§ **Task requirements**: Please print the lines between the one with "Recreate this image" and the one with "const FS = 20;", both ends included, exactly as written, with no pictures.

§ **Dataset content**:
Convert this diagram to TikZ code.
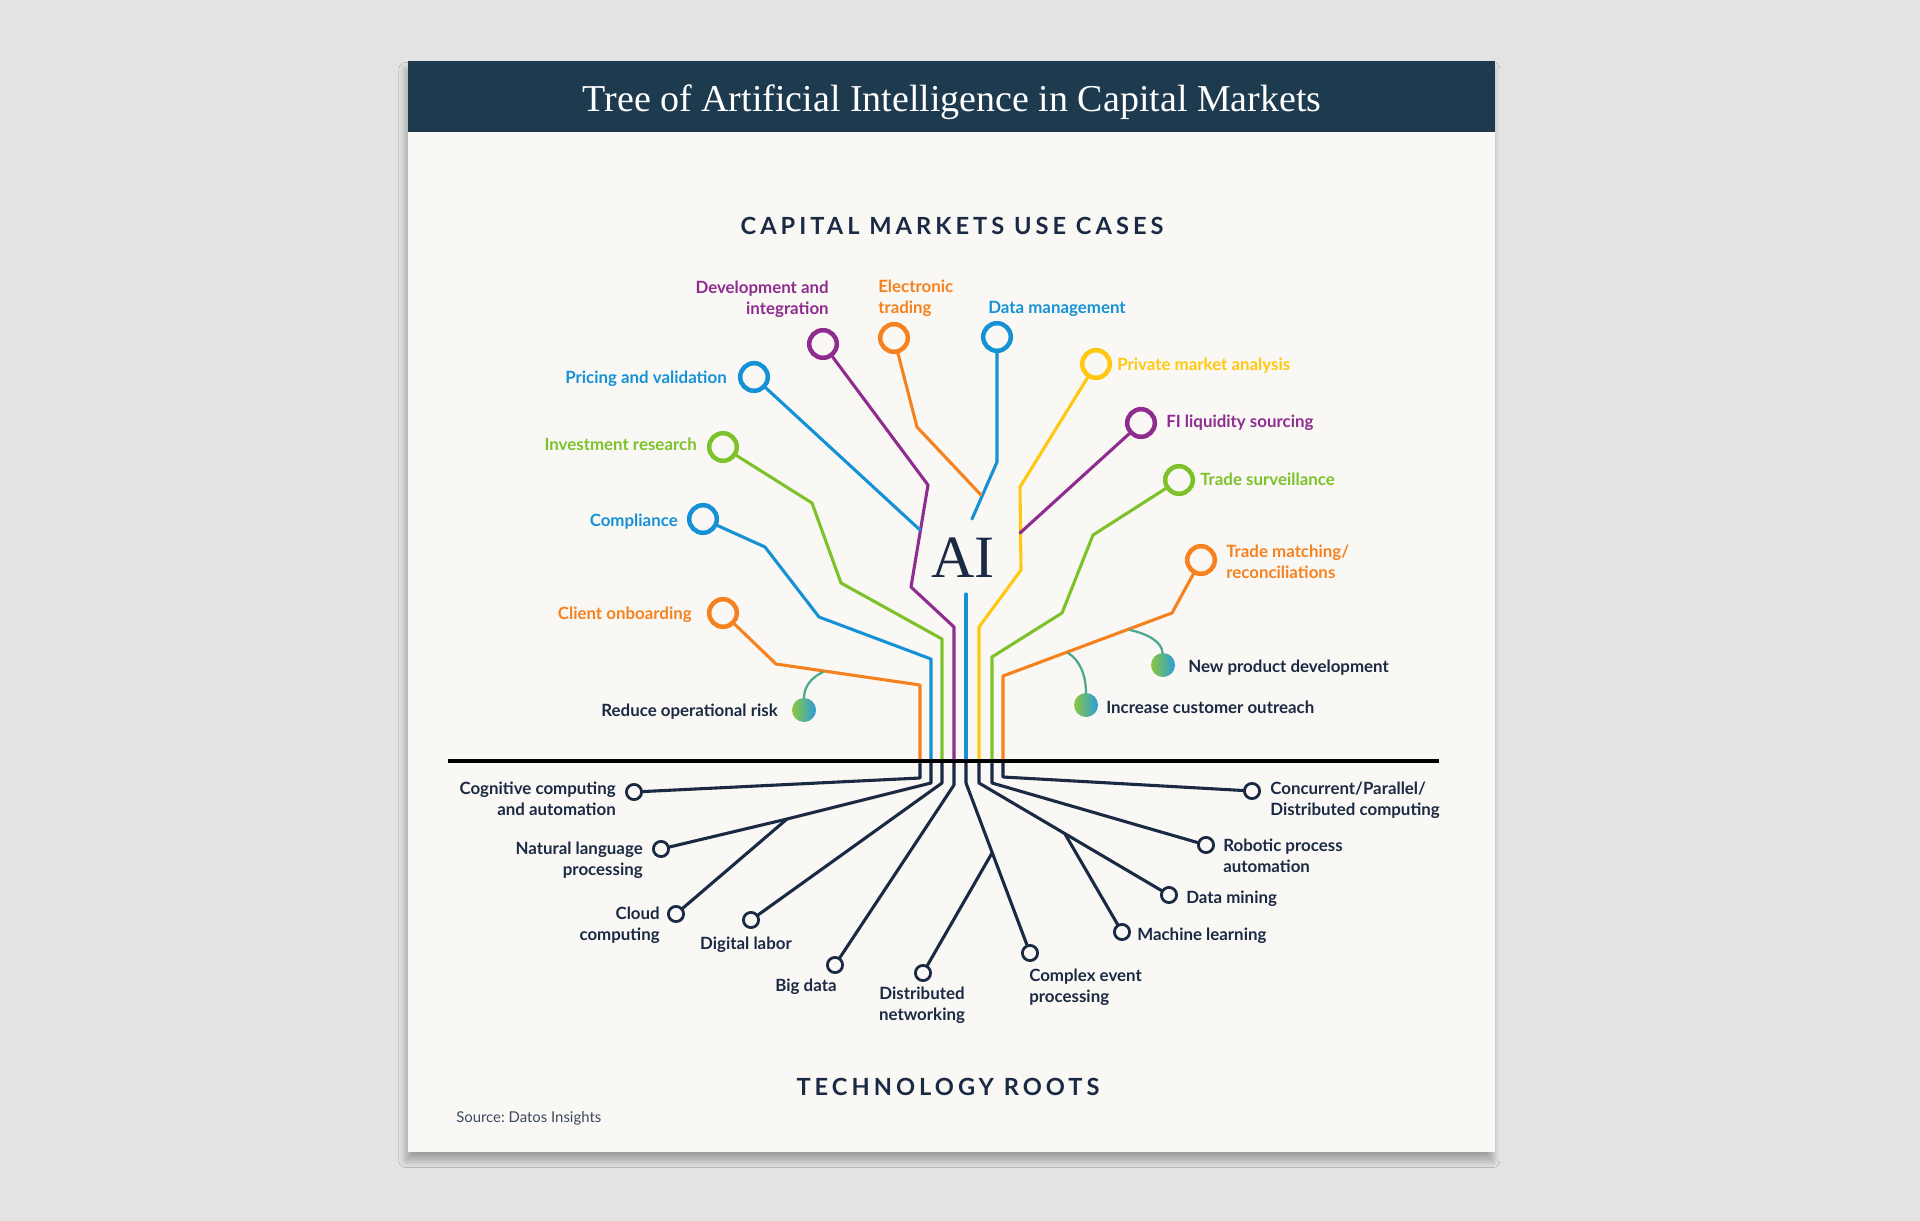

--

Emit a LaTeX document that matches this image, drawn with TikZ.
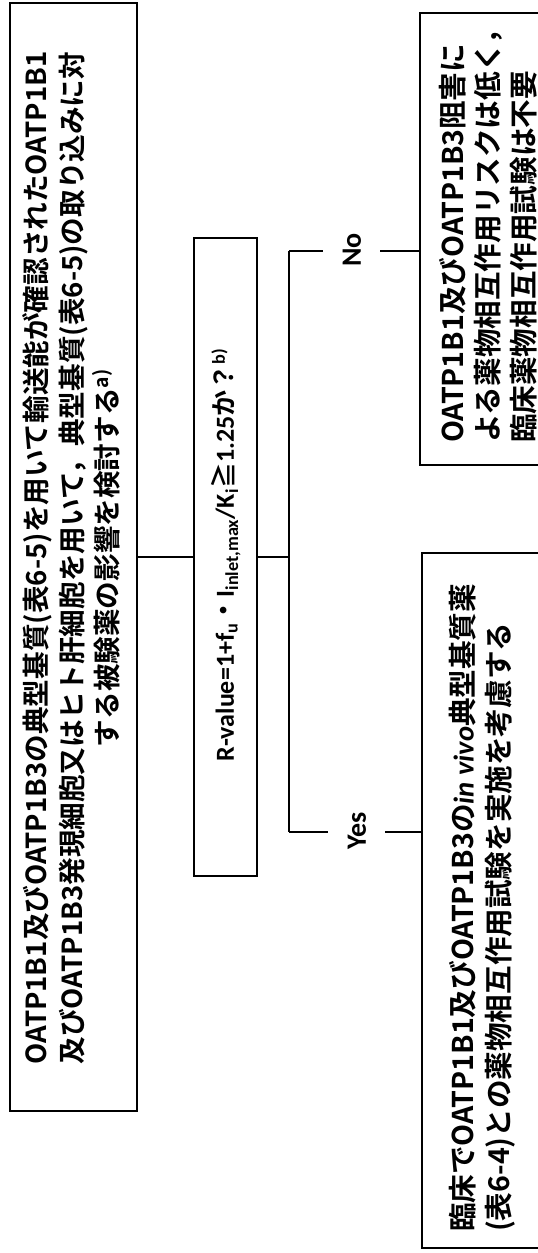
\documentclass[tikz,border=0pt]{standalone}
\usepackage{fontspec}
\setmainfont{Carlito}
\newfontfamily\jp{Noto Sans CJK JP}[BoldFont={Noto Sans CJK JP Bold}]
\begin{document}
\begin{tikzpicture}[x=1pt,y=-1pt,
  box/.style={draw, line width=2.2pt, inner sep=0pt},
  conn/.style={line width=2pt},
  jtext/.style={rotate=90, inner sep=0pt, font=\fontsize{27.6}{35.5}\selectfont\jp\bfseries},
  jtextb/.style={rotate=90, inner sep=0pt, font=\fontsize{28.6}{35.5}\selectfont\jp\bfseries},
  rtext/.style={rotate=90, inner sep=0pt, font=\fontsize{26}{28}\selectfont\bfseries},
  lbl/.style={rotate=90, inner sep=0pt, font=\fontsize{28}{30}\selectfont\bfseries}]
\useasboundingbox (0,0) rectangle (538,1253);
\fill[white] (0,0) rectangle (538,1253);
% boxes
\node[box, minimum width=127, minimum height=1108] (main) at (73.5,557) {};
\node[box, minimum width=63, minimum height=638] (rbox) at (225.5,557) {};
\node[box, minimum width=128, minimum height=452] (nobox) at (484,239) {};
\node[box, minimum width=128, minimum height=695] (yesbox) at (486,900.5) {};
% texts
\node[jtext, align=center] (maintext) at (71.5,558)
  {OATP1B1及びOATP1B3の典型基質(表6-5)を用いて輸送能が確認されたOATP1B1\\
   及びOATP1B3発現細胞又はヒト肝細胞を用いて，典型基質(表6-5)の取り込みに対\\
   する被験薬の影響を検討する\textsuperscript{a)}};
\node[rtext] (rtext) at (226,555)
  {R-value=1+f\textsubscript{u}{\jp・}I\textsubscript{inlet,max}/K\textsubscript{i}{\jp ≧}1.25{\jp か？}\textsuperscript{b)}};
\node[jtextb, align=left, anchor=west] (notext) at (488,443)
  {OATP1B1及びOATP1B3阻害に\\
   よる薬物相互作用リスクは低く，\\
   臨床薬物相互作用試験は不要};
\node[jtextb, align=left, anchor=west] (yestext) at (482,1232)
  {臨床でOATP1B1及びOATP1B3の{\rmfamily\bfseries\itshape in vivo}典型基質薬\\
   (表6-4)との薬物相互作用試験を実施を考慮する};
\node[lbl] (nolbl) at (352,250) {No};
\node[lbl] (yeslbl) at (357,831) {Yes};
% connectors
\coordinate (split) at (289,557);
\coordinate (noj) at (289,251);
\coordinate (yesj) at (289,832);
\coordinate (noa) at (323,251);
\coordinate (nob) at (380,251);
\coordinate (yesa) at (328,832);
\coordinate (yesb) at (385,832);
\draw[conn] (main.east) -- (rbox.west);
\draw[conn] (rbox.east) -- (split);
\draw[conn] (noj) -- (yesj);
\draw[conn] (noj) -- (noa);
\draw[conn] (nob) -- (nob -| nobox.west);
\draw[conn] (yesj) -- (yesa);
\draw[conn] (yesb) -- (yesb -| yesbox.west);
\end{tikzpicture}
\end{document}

--

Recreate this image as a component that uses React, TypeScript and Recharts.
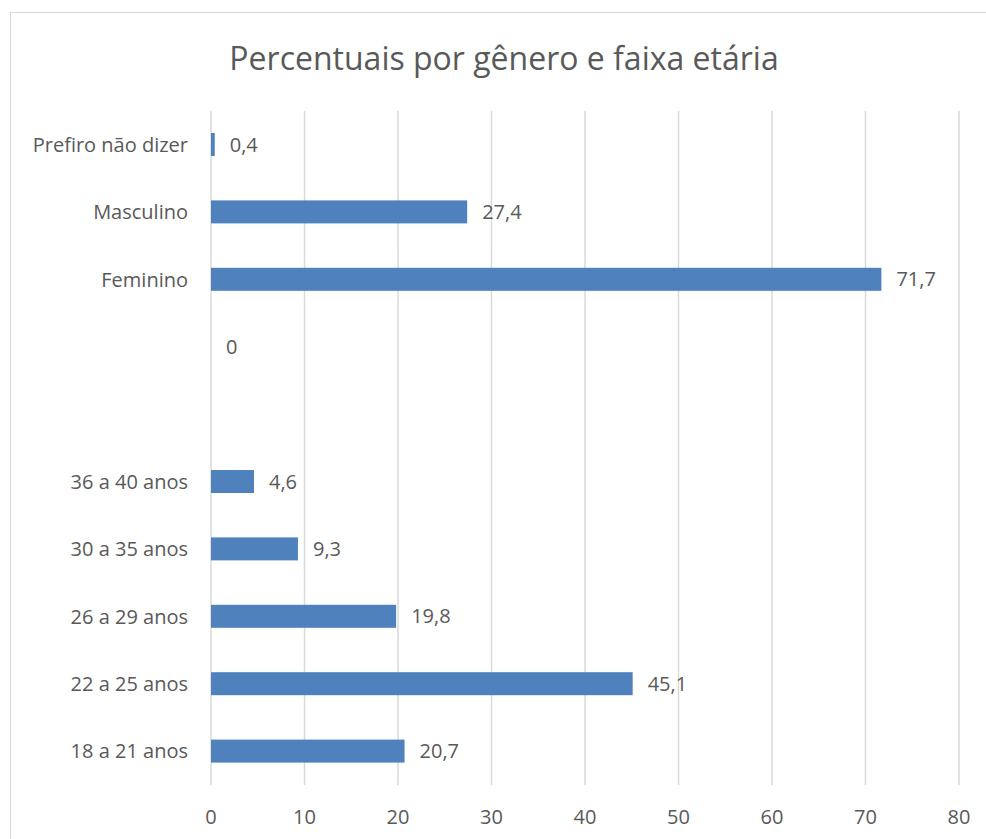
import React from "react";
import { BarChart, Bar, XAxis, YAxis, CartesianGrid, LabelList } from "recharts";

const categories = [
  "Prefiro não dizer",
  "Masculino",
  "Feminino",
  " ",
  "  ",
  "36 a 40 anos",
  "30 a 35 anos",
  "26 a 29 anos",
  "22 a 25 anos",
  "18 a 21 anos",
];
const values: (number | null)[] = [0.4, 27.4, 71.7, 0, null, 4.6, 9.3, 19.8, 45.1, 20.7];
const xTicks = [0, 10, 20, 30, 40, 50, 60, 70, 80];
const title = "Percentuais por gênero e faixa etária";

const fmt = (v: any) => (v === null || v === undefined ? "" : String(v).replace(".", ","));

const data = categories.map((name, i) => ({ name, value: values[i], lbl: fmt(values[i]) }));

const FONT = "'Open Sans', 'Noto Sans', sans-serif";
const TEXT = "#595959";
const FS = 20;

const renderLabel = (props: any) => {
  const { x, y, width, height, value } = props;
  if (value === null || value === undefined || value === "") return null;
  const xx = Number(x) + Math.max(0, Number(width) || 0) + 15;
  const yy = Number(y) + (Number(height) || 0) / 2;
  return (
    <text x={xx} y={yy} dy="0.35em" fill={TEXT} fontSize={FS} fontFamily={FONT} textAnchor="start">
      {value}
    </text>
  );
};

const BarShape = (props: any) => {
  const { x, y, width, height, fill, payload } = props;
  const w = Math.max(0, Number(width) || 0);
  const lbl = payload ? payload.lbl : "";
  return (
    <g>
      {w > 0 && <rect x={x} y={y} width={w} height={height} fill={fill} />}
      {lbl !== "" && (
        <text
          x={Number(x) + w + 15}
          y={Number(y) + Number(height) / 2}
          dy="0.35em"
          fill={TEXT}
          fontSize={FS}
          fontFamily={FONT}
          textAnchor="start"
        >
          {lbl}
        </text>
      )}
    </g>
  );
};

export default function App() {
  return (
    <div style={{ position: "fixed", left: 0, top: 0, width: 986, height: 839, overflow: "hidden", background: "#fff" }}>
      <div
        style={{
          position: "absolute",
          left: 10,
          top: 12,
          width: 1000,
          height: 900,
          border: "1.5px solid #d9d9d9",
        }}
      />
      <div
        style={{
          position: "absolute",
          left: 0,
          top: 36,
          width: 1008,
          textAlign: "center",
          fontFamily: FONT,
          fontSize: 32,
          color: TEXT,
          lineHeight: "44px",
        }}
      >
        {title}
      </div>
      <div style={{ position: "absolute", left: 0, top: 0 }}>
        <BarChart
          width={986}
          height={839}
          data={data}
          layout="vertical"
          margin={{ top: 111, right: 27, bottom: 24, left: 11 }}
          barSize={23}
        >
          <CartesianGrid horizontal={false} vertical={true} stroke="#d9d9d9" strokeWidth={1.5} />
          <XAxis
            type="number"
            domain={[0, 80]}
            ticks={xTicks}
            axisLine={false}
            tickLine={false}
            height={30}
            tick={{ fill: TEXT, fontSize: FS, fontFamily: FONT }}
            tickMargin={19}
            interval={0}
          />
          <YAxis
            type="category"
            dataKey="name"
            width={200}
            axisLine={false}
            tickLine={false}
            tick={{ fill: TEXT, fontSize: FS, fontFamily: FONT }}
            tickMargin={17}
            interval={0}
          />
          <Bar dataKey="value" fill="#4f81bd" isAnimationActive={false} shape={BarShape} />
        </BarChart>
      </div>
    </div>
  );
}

§ **Solution for this problem**:
Recreate this image as a component that uses React, TypeScript and Recharts.
import React from "react";
import { BarChart, Bar, XAxis, YAxis, CartesianGrid, LabelList } from "recharts";

const categories = [
  "Prefiro não dizer",
  "Masculino",
  "Feminino",
  " ",
  "  ",
  "36 a 40 anos",
  "30 a 35 anos",
  "26 a 29 anos",
  "22 a 25 anos",
  "18 a 21 anos",
];
const values: (number | null)[] = [0.4, 27.4, 71.7, 0, null, 4.6, 9.3, 19.8, 45.1, 20.7];
const xTicks = [0, 10, 20, 30, 40, 50, 60, 70, 80];
const title = "Percentuais por gênero e faixa etária";

const fmt = (v: any) => (v === null || v === undefined ? "" : String(v).replace(".", ","));

const data = categories.map((name, i) => ({ name, value: values[i], lbl: fmt(values[i]) }));

const FONT = "'Open Sans', 'Noto Sans', sans-serif";
const TEXT = "#595959";
const FS = 20;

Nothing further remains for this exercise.